I'm not saying that everybody else in the supermarket is going to be delighted when a child in the throes of the Terrible Twos flings their yoghurt on the floor of the supermarket and themselves after it, yells defiance at the world but more particularly at their mother, and drums their heels on the ground.

Those long past the child-rearing phase of their life don't like the experience of being on a plane with small screaming kids, but, short of getting so rich that Business Class is an option, them's the breaks.

The screaming kid can belong either to a couple who seem to have been absent the day that parenting skills were handed out, or to a couple who are doing their level best and who shoot apologetic glances at everyone else in the plane, in agony over the misery their offspring are causing.

It doesn't matter. They bought tickets. Everybody else bought tickets.

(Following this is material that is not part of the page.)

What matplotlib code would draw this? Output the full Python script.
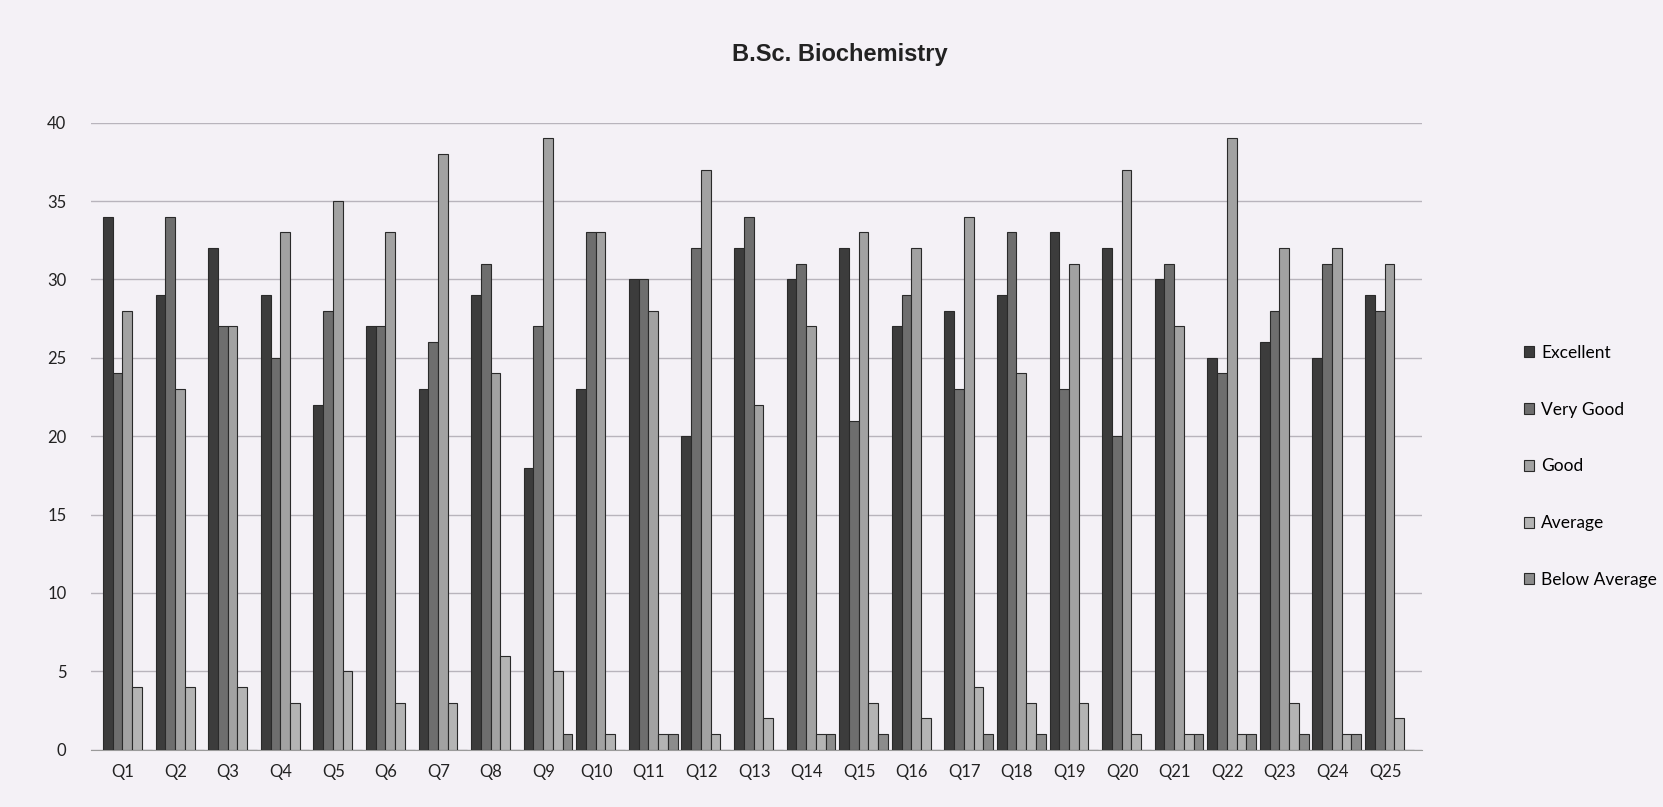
import matplotlib.pyplot as plt
import numpy as np

questions = ['Q%d' % i for i in range(1, 26)]
series = ['Excellent', 'Very Good', 'Good', 'Average', 'Below Average']

excellent = [34, 29, 32, 29, 22, 27, 23, 29, 18, 23, 30, 20, 32, 30, 32, 27, 28, 29, 33, 32, 30, 25, 26, 25, 29]
very_good = [24, 34, 27, 25, 28, 27, 26, 31, 27, 33, 30, 32, 34, 31, 21, 29, 23, 33, 23, 20, 31, 24, 28, 31, 28]
good = [28, 23, 27, 33, 35, 33, 38, 24, 39, 33, 28, 37, 22, 27, 33, 32, 34, 24, 31, 37, 27, 39, 32, 32, 31]
average = [4, 4, 4, 3, 5, 3, 3, 6, 5, 1, 1, 1, 2, 1, 3, 2, 4, 3, 3, 1, 1, 1, 3, 1, 2]
below_average = [0, 0, 0, 0, 0, 0, 0, 0, 1, 0, 1, 0, 0, 1, 1, 0, 1, 1, 0, 0, 1, 1, 1, 1, 0]

colors = ['#3c3c3c', '#6e6e6e', '#a2a2a2', '#b4b4b4', '#8c8c8c']
bg = '#f4f1f6'

fig = plt.figure(figsize=(16.63, 8.07), dpi=100, facecolor=bg)
ax = fig.add_axes([0.055, 0.071, 0.80, 0.777], facecolor=bg)

x = np.arange(len(questions))
w = 0.185
data = [excellent, very_good, good, average, below_average]
for i, (vals, name) in enumerate(zip(data, series)):
    ax.bar(x - 0.38 + w / 2 + i * w, vals, width=w, color=colors[i], edgecolor='#2a2a2a',
           linewidth=0.8, label=name, zorder=3)

ax.set_ylim(0, 40)
ax.set_xlim(-0.6, len(questions) - 0.3)
ax.set_yticks(range(0, 41, 5))
ax.set_xticks(x)
ax.set_xticklabels(questions, fontsize=12, family='Lato', color='#222222')
ax.tick_params(axis='y', labelsize=12, length=0, pad=18, labelcolor='#222222')
ax.tick_params(axis='x', length=0, pad=10)
for lab in ax.get_yticklabels():
    lab.set_family('Lato')
ax.grid(axis='y', color='#b8b4bc', linewidth=1.0, zorder=0)
for s in ['top', 'right', 'left']:
    ax.spines[s].set_visible(False)
ax.spines['bottom'].set_color('#9a9a9a')

fig.text(0.505, 0.932, 'B.Sc. Biochemistry', ha='center', va='center',
         fontsize=17, fontweight='bold', family='Liberation Sans', color='#222222')

leg = fig.legend(loc='upper left', bbox_to_anchor=(0.907, 0.592), frameon=False,
                 prop={'family': 'Lato', 'size': 12.5}, labelspacing=2.35,
                 handlelength=0.6, handleheight=0.6, handletextpad=0.4)

fig.savefig('out.png', dpi=100, facecolor=bg)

The tickets sold to the other passengers did not specify that they would be in a zone free of screaming children, although that's something long-haul operators might usefully consider.


Let us never suggest the creation of a separate screaming-kid ghetto, but assembling all of the screamers in one area might be an idea.

Child-free folk who complain about vocal kids in their supermarket need to suck it up. It's irritating in a supermarket queue, but in real terms, a supermarket queue is self-limiting, and five minutes next to a screamer is not going to cause a terminal headache.

Now that said, the notion that a child should be brought to a major fashion show is quite simply outrageous.

It's outrageous, first of all, from the child's point of view. Children love routine. No child's routine normally incorporates a catwalk, blaring music, competing perfumes, bright shifting lights and all of the other characteristics of a fashion show.

This may explain why Kim Kardashian's daughter, North, threw the mother and father of all tantrums in the front row of one of the big events in New York last Thursday.

North's tantrum seems to have been an epic production unappreciated by the world famous fashion folk present.

One of them was Anna Wintour, whose rigidly controlled personality inspired that the character played by Meryl Streep in The Devil Wears Prada.

Wintour's reaction to North's display of temper suggested that if she were making a movie of it the title would be The Devil Wears Diapers.

If Anna Wintour pursed her lips, folded her arms and did her level best to get away from the toddler meltdown, she wasn't alone. The editor of Elle Magazine, Anne Slowey, allegedly voiced the obvious question: "Couldn't they leave it backstage?" Another major figure at the event described the episode as "typical celebrity crap."


Not really. Some celebrities, including film stars, never inflict their children on the world.

They keep them at home where they should be, rather than bringing them to events and locations where they're going to be unhappy and noisy about it.

But then, there's the other kind of proud parent. The ones who want the world to change, to make room in the wrong place for their toddler. It's not going to happen. Someone should have a word with them - a quiet one.